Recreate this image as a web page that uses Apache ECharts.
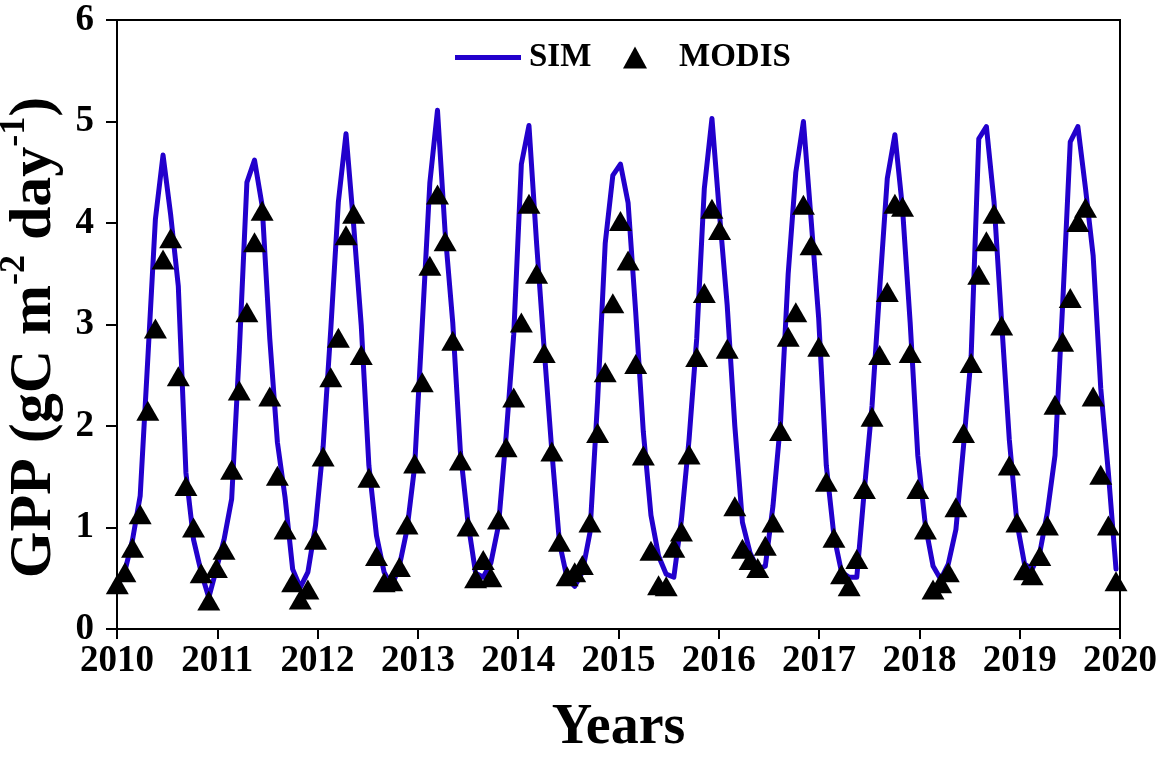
<!DOCTYPE html>
<html>
<head>
<meta charset="utf-8">
<script src="https://cdn.jsdelivr.net/npm/echarts@6/dist/echarts.min.js"></script>
<style>
html,body{margin:0;padding:0;background:#fff;}
#chart{width:1169px;height:757px;}
</style>
</head>
<body>
<div id="chart"></div>
<script>
// x-axis tick labels (years)
const yearTicks = [2010, 2011, 2012, 2013, 2014, 2015, 2016, 2017, 2018, 2019, 2020];

// MODIS GPP (gC m-2 day-1), 132 time steps spanning the axis
const modis = [
  0.44, 0.56, 0.80, 1.13, 2.15, 2.96, 3.64, 3.85, 2.49, 1.41, 1.00, 0.55,
  0.28, 0.60, 0.78, 1.57, 2.35, 3.12, 3.81, 4.12, 2.29, 1.51, 0.98, 0.46,
  0.29, 0.39, 0.88, 1.70, 2.48, 2.87, 3.88, 4.09, 2.70, 1.49, 0.72, 0.46,
  0.47, 0.61, 1.03, 1.63, 2.43, 3.58, 4.28, 3.82, 2.84, 1.66, 1.01, 0.50,
  0.68, 0.51, 1.08, 1.79, 2.28, 3.02, 4.19, 3.50, 2.72, 1.75, 0.86, 0.52,
  0.56, 0.63, 1.05, 1.93, 2.53, 3.21, 4.02, 3.63, 2.61, 1.71, 0.77, 0.43,
  0.42, 0.80, 0.96, 1.72, 2.68, 3.31, 4.14, 3.93, 2.76, 1.21, 0.79, 0.68,
  0.60, 0.82, 1.05, 1.95, 2.88, 3.12, 4.18, 3.78, 2.78, 1.45, 0.90, 0.54,
  0.42, 0.69, 1.38, 2.09, 2.70, 3.32, 4.19, 4.16, 2.72, 1.38, 0.98, 0.39,
  0.45, 0.56, 1.20, 1.93, 2.62, 3.49, 3.82, 4.09, 2.99, 1.61, 1.05, 0.58,
  0.53, 0.72, 1.02, 2.21, 2.83, 3.26, 4.01, 4.15, 2.29, 1.52, 1.02, 0.47
];

// Simulated GPP, same time steps
const sim = [
  0.42, 0.57, 0.88, 1.31, 2.66, 4.04, 4.67, 4.08, 3.38, 1.54, 0.88, 0.56,
  0.31, 0.59, 0.88, 1.28, 2.73, 4.40, 4.62, 4.17, 2.86, 1.84, 1.30, 0.59,
  0.41, 0.56, 1.02, 1.80, 2.95, 4.21, 4.88, 3.98, 2.99, 1.61, 0.92, 0.56,
  0.42, 0.62, 0.98, 1.60, 3.00, 4.40, 5.11, 3.91, 3.02, 1.75, 1.05, 0.55,
  0.51, 0.65, 1.02, 1.90, 2.90, 4.58, 4.96, 3.80, 2.75, 1.75, 0.85, 0.50,
  0.42, 0.56, 0.95, 2.25, 3.80, 4.47, 4.58, 4.20, 3.12, 1.94, 1.12, 0.72,
  0.54, 0.51, 1.08, 1.87, 2.86, 4.34, 5.03, 4.08, 3.19, 2.00, 1.05, 0.75,
  0.59, 0.62, 1.21, 2.04, 3.50, 4.50, 5.00, 4.04, 3.06, 1.61, 0.92, 0.56,
  0.51, 0.51, 1.38, 2.20, 3.35, 4.44, 4.87, 4.14, 3.02, 1.71, 1.02, 0.62,
  0.49, 0.64, 0.98, 1.80, 2.69, 4.83, 4.95, 4.21, 3.02, 1.87, 1.05, 0.64,
  0.59, 0.75, 1.15, 1.71, 3.19, 4.80, 4.95, 4.34, 3.68, 2.37, 1.54, 0.59
];

// time-step categories (one per observation)
const steps = modis.map((_, i) => 't' + (i + 1));

const FONT = '"Liberation Serif", "Times New Roman", serif';

const chart = echarts.init(document.getElementById('chart'), null, {renderer: 'canvas'});
chart.setOption({
  backgroundColor: '#ffffff',
  animation: false,
  legend: [
    {
      data: [{name: 'SIM', icon: 'rect'}],
      left: 450, top: 36,
      itemWidth: 66, itemHeight: 5,
      textStyle: {fontFamily: FONT, fontWeight: 'bold', fontSize: 33, color: '#000', padding: [0, 0, 0, 3]}
    },
    {
      data: [{name: 'MODIS', icon: 'triangle'}],
      left: 618, top: 36,
      itemWidth: 24, itemHeight: 22,
      textStyle: {fontFamily: FONT, fontWeight: 'bold', fontSize: 33, color: '#000', padding: [0, 0, 0, 27]}
    }
  ],
  grid: [
    {left: 117, top: 20, width: 1003, height: 609, show: true, borderColor: '#000', borderWidth: 2,
     containLabel: false, outerBoundsMode: 'none'},
    {left: 117.3, top: 20, width: 998.7, height: 609, containLabel: false, outerBoundsMode: 'none'}
  ],
  xAxis: [
    {
      type: 'value', gridIndex: 0, min: yearTicks[0], max: yearTicks[yearTicks.length - 1], interval: 1,
      name: 'Years', nameLocation: 'middle', nameGap: 72,
      nameTextStyle: {fontFamily: FONT, fontWeight: 'bold', fontSize: 56, color: '#000'},
      axisLine: {show: true, lineStyle: {color: '#000', width: 2}},
      axisTick: {show: true, inside: false, length: 10, lineStyle: {color: '#000', width: 2}},
      axisLabel: {fontFamily: FONT, fontWeight: 'bold', fontSize: 37, color: '#000', margin: 14,
                  formatter: v => String(v)},
      splitLine: {show: false}
    },
    {
      type: 'category', gridIndex: 1, data: steps, boundaryGap: false, show: false
    }
  ],
  yAxis: [
    {
      type: 'value', gridIndex: 0, min: 0, max: 6, interval: 1,
      name: '{b|GPP (gC m}{s|-2}{b| day}{s|-1}{b|)}',
      nameLocation: 'middle', nameGap: 46, nameRotate: 90,
      nameTextStyle: {
        fontFamily: FONT, fontWeight: 'bold', fontSize: 60, color: '#000',
        padding: [0, 26, 0, 0],
        rich: {
          b: {fontFamily: FONT, fontWeight: 'bold', fontSize: 60, color: '#000', verticalAlign: 'bottom', lineHeight: 68},
          s: {fontFamily: FONT, fontWeight: 'bold', fontSize: 36, color: '#000', verticalAlign: 'top', lineHeight: 68}
        }
      },
      axisLine: {show: true, lineStyle: {color: '#000', width: 2}},
      axisTick: {show: true, inside: false, length: 11, lineStyle: {color: '#000', width: 2}},
      axisLabel: {fontFamily: FONT, fontWeight: 'bold', fontSize: 37, color: '#000', margin: 23},
      splitLine: {show: false}
    },
    {
      type: 'value', gridIndex: 1, min: 0, max: 6, show: false
    }
  ],
  series: [
    {
      name: 'SIM', type: 'line', xAxisIndex: 1, yAxisIndex: 1, data: sim,
      symbol: 'none', smooth: false, z: 2,
      lineStyle: {color: '#2200cc', width: 5, join: 'round', cap: 'round'},
      itemStyle: {color: '#2200cc'}
    },
    {
      name: 'MODIS', type: 'scatter', xAxisIndex: 1, yAxisIndex: 1, data: modis,
      symbol: 'triangle', symbolSize: [23, 20], z: 3,
      itemStyle: {color: '#000', opacity: 1, borderWidth: 0}
    }
  ]
});
</script>
</body>
</html>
++++++++++
Skip every picture and return the lines above from the top through the one that contains "2018, 2019, 2020];".

**RESULT OF THIS EXERCISE**
Recreate this image as a web page that uses Apache ECharts.
<!DOCTYPE html>
<html>
<head>
<meta charset="utf-8">
<script src="https://cdn.jsdelivr.net/npm/echarts@6/dist/echarts.min.js"></script>
<style>
html,body{margin:0;padding:0;background:#fff;}
#chart{width:1169px;height:757px;}
</style>
</head>
<body>
<div id="chart"></div>
<script>
// x-axis tick labels (years)
const yearTicks = [2010, 2011, 2012, 2013, 2014, 2015, 2016, 2017, 2018, 2019, 2020];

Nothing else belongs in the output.